▶ [DATA EXCERPT]

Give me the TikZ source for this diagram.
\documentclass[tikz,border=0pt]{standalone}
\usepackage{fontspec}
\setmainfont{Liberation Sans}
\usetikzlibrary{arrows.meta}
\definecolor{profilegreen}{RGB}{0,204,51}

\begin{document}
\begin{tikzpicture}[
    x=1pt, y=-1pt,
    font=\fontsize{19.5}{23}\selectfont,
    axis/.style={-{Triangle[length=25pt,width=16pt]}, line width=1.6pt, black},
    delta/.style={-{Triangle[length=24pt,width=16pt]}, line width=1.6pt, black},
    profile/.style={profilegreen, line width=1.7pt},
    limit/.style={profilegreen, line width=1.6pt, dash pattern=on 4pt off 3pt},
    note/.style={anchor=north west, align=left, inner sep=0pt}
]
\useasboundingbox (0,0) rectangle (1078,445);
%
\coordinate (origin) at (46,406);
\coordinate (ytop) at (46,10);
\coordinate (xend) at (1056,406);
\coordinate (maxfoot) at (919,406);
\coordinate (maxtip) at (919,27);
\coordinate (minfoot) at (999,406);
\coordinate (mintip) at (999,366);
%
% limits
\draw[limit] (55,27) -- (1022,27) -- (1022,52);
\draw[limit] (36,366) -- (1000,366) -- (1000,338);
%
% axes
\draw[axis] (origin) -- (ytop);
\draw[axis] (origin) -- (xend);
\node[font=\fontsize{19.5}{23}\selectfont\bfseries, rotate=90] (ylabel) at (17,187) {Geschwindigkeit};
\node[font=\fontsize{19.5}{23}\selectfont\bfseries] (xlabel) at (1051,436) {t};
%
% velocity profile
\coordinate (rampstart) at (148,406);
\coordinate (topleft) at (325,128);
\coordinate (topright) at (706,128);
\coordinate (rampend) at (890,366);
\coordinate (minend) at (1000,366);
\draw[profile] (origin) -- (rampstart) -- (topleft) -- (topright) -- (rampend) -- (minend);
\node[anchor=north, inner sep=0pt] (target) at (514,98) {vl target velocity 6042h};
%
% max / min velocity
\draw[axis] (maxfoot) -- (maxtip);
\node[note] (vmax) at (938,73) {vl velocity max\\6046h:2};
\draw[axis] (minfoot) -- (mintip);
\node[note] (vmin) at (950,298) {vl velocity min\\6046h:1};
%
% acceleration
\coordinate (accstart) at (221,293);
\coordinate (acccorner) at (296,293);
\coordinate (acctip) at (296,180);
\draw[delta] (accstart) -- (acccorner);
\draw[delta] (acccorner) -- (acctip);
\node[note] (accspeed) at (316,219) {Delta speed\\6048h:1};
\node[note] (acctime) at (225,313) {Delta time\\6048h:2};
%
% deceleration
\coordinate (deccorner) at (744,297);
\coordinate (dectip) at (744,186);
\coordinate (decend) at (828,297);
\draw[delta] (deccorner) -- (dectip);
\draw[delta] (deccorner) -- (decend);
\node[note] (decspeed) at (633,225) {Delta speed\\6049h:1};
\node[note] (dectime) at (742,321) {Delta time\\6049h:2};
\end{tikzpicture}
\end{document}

▶ [BRIEF]
Repeat the material from above exactly, word for word.

▶ [ANSWER FOR THIS EXERCISE]
Give me the TikZ source for this diagram.
\documentclass[tikz,border=0pt]{standalone}
\usepackage{fontspec}
\setmainfont{Liberation Sans}
\usetikzlibrary{arrows.meta}
\definecolor{profilegreen}{RGB}{0,204,51}

\begin{document}
\begin{tikzpicture}[
    x=1pt, y=-1pt,
    font=\fontsize{19.5}{23}\selectfont,
    axis/.style={-{Triangle[length=25pt,width=16pt]}, line width=1.6pt, black},
    delta/.style={-{Triangle[length=24pt,width=16pt]}, line width=1.6pt, black},
    profile/.style={profilegreen, line width=1.7pt},
    limit/.style={profilegreen, line width=1.6pt, dash pattern=on 4pt off 3pt},
    note/.style={anchor=north west, align=left, inner sep=0pt}
]
\useasboundingbox (0,0) rectangle (1078,445);
%
\coordinate (origin) at (46,406);
\coordinate (ytop) at (46,10);
\coordinate (xend) at (1056,406);
\coordinate (maxfoot) at (919,406);
\coordinate (maxtip) at (919,27);
\coordinate (minfoot) at (999,406);
\coordinate (mintip) at (999,366);
%
% limits
\draw[limit] (55,27) -- (1022,27) -- (1022,52);
\draw[limit] (36,366) -- (1000,366) -- (1000,338);
%
% axes
\draw[axis] (origin) -- (ytop);
\draw[axis] (origin) -- (xend);
\node[font=\fontsize{19.5}{23}\selectfont\bfseries, rotate=90] (ylabel) at (17,187) {Geschwindigkeit};
\node[font=\fontsize{19.5}{23}\selectfont\bfseries] (xlabel) at (1051,436) {t};
%
% velocity profile
\coordinate (rampstart) at (148,406);
\coordinate (topleft) at (325,128);
\coordinate (topright) at (706,128);
\coordinate (rampend) at (890,366);
\coordinate (minend) at (1000,366);
\draw[profile] (origin) -- (rampstart) -- (topleft) -- (topright) -- (rampend) -- (minend);
\node[anchor=north, inner sep=0pt] (target) at (514,98) {vl target velocity 6042h};
%
% max / min velocity
\draw[axis] (maxfoot) -- (maxtip);
\node[note] (vmax) at (938,73) {vl velocity max\\6046h:2};
\draw[axis] (minfoot) -- (mintip);
\node[note] (vmin) at (950,298) {vl velocity min\\6046h:1};
%
% acceleration
\coordinate (accstart) at (221,293);
\coordinate (acccorner) at (296,293);
\coordinate (acctip) at (296,180);
\draw[delta] (accstart) -- (acccorner);
\draw[delta] (acccorner) -- (acctip);
\node[note] (accspeed) at (316,219) {Delta speed\\6048h:1};
\node[note] (acctime) at (225,313) {Delta time\\6048h:2};
%
% deceleration
\coordinate (deccorner) at (744,297);
\coordinate (dectip) at (744,186);
\coordinate (decend) at (828,297);
\draw[delta] (deccorner) -- (dectip);
\draw[delta] (deccorner) -- (decend);
\node[note] (decspeed) at (633,225) {Delta speed\\6049h:1};
\node[note] (dectime) at (742,321) {Delta time\\6049h:2};
\end{tikzpicture}
\end{document}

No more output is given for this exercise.